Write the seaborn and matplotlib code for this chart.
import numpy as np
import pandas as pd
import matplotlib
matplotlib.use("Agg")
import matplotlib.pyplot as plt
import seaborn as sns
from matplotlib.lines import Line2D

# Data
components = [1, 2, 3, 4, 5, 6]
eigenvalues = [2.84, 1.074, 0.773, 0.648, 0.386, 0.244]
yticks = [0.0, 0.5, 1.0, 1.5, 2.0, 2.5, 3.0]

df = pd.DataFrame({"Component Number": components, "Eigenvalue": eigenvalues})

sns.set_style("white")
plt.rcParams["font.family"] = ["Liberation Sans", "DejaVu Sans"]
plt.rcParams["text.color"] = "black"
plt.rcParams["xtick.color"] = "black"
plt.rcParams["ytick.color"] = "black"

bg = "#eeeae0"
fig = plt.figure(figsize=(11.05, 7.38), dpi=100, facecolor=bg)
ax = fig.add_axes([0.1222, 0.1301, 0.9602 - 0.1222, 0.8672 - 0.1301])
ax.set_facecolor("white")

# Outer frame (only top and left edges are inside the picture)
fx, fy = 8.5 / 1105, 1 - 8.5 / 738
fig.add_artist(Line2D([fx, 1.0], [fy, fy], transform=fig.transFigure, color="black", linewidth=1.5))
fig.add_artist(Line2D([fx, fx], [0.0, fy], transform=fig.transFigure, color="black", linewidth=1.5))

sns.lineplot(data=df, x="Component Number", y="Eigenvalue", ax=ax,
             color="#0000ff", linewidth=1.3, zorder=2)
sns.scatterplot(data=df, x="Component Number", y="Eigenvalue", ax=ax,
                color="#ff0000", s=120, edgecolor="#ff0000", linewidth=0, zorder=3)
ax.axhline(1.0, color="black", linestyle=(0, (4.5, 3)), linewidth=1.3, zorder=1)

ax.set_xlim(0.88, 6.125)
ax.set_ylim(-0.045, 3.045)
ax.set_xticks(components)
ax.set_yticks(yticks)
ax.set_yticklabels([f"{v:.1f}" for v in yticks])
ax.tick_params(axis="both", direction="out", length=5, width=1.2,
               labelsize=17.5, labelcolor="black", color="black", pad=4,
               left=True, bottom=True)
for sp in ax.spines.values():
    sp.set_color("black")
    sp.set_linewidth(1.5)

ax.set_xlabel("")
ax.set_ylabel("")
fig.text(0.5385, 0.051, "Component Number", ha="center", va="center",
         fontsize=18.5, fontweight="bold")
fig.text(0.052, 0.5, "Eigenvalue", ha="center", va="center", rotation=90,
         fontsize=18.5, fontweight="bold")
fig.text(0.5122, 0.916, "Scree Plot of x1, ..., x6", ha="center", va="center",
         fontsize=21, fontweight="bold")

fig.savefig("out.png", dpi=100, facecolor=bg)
________________________________________
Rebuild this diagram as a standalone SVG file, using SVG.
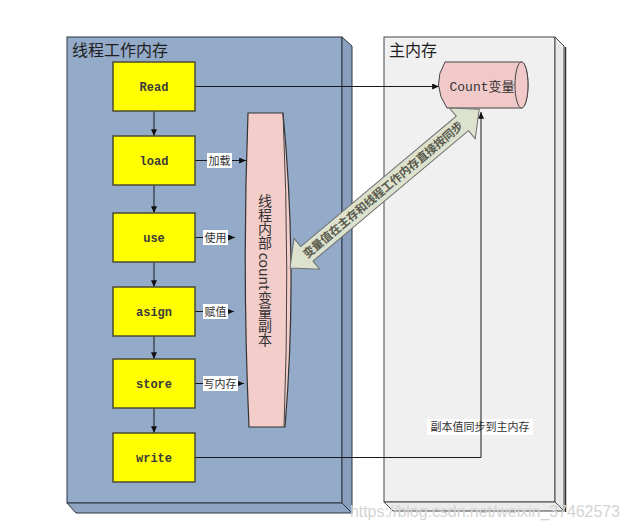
________________________________________
## REQUIREMENTS
Select and copy each line from the data that includes the word "this".

## ANSWER FOR THE TASK
Write the seaborn and matplotlib code for this chart.
Rebuild this diagram as a standalone SVG file, using SVG.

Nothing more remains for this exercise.